Dive Brief:
- The self-identified heads “of the nation’s largest coal, natural gas and nuclear companies” called on Congress last week to not renew the federal production tax credit (PTC) for wind energy during the lame duck session.
- FirstEnergy President/CEO Anthony J. Alexander, Exelon President/CEO Christopher M. Crane, and Calpine President/CEO Thad Hill wrote in Forbes that lawmakers should refuse to renew the $0.023 per kilowatt-hour production tax credit (PTC) as a part of a tax extenders package lawmakers will consider when the 113th Congress returns for its final session after the November elections.
- The CEOs argue a PTC extension will cost taxpayers and electricity customers an estimated $13 billion for an established, multi-billion dollar business. The $35 per megawatt-hour pre-tax/$23 per megawatt-hour post-tax subsidy gives wind producers “over double the price that other generators receive in the wholesale market,” they say, and motivates them to over produce, distort the market, and cause negative wholesale prices.
Dive Insight:
Enacted in 1991 to support the growth of the budding wind industry, the PTC was extended for one year at the end of 2013 but, the CEOs argue, that while they “have a deep and abiding commitment to clean and reliable energy, with substantial interests in renewable energy resources including wind, solar, geothermal and hydropower," the PTC has achieved its original purpose of bringing the wind industry to maturity.

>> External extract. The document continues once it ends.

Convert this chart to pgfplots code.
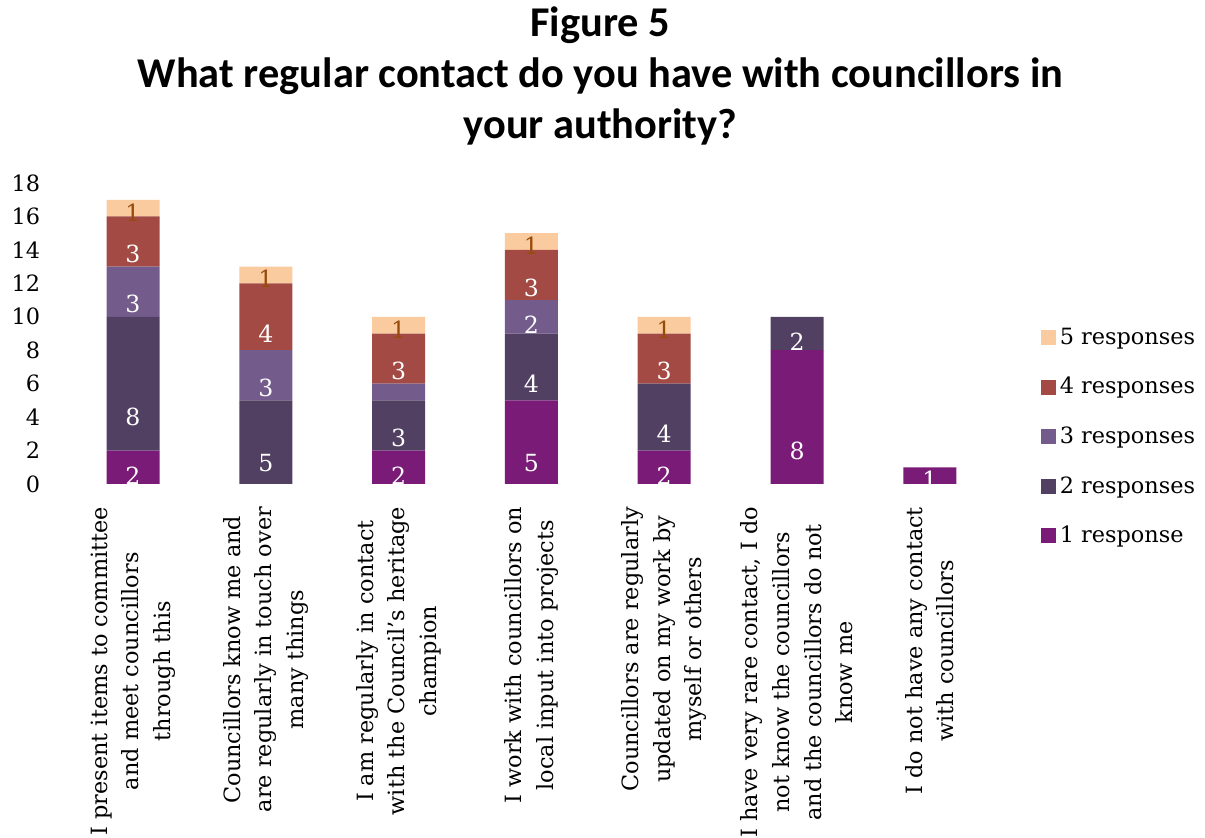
\documentclass[border=0pt]{standalone}
\usepackage{fontspec}
\setmainfont{DejaVu Serif}
\newfontfamily\carlito{Carlito}
\usepackage{pgfplots}
\pgfplotsset{compat=1.18}
\definecolor{rA}{RGB}{123,27,120}
\definecolor{rB}{RGB}{81,64,98}
\definecolor{rC}{RGB}{115,92,140}
\definecolor{rD}{RGB}{163,74,68}
\definecolor{rE}{RGB}{251,203,160}
\definecolor{labE}{RGB}{150,75,10}
\begin{document}
\begin{tikzpicture}
\useasboundingbox (-33.3pt,-177pt) rectangle (569.2pt,242pt);
\begin{axis}[
  x=66.4pt, y=8.36pt,
  xmin=-0.5, xmax=6.5, ymin=0, ymax=18,
  ybar stacked, bar width=26.5pt,
  axis line style={draw=none}, tick style={draw=none},
  ytick={0,2,...,18},
  xtick={0,...,6},
  xticklabels={
    {I present items to committee\\and meet councillors\\through this},
    {Councillors know me and\\are regularly in touch over\\many things},
    {I am regularly in contact\\with the Council's heritage\\champion},
    {I work with councillors on\\local input into projects},
    {Councillors are regularly\\updated on my work by\\myself or others},
    {I have very rare contact, I do\\not know the councillors\\and the councillors do not\\know me},
    {I do not have any contact\\with councillors}},
  /pgf/number format/assume math mode=true,
  ticklabel style={font=\fontsize{11.2}{15.8}\selectfont},
  xticklabel style={rotate=90, anchor=east, align=center, inner sep=0pt, outer xsep=11.5pt},
  yticklabel style={anchor=east, inner sep=0pt, xshift=-13pt},
  title={Figure 5\\What regular contact do you have with councillors in\\your authority?},
  title style={font=\carlito\bfseries\fontsize{21.2}{25.5}\selectfont, align=center,
    at={(0.5,1)}, anchor=south, yshift=12.5pt, xshift=34.5pt, inner sep=0pt},
  visualization depends on=rawy \as \rawy,
  point meta=explicit symbolic,
  nodes near coords={\pgfplotspointmeta},
  every node near coord/.append style={anchor=center, yshift=-\rawy*2.09pt,
    font=\fontsize{11.8}{13}\selectfont, text=white},
  reverse legend,
  legend image code/.code={\fill[#1] (0pt,-3.75pt) rectangle (7.5pt,3.75pt);},
  legend style={at={(1.0475,0.533)}, anchor=north west, draw=none, fill=none,
    inner sep=0pt, row sep=11pt, font=\fontsize{11.2}{13}\selectfont,
    legend cell align=left},
]
\addplot[fill=rA, draw=none] coordinates {(0,2)[2] (1,0)[{}] (2,2)[2] (3,5)[5] (4,2)[2] (5,8)[8] (6,1)[1]};
\addlegendentry{1 response}
\addplot[fill=rB, draw=none] coordinates {(0,8)[8] (1,5)[5] (2,3)[3] (3,4)[4] (4,4)[4] (5,2)[2] (6,0)[{}]};
\addlegendentry{2 responses}
\addplot[fill=rC, draw=none] coordinates {(0,3)[3] (1,3)[3] (2,1)[{}] (3,2)[2] (4,0)[{}] (5,0)[{}] (6,0)[{}]};
\addlegendentry{3 responses}
\addplot[fill=rD, draw=none] coordinates {(0,3)[3] (1,4)[4] (2,3)[3] (3,3)[3] (4,3)[3] (5,0)[{}] (6,0)[{}]};
\addlegendentry{4 responses}
\addplot[fill=rE, draw=none, every node near coord/.append style={text=labE}] coordinates {(0,1)[1] (1,1)[1] (2,1)[1] (3,1)[1] (4,1)[1] (5,0)[{}] (6,0)[{}]};
\addlegendentry{5 responses}
\end{axis}
\end{tikzpicture}
\end{document}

Negative pricing due to subsidized wind generation is pushing coal, nuclear, natural gas, and hydropower plants out of business, the CEOs argue, and threatens system reliability. Replacing nuclear plants with wind also increases greenhouse gas emissions, they say, by shifting base load services to fossil fuels.
Critics say the emissions point remains in contention, however, as researchers from the National Research Council have found otherwise in a series of studies. Other reports point to potential cost savings available from from wind generation for consumers.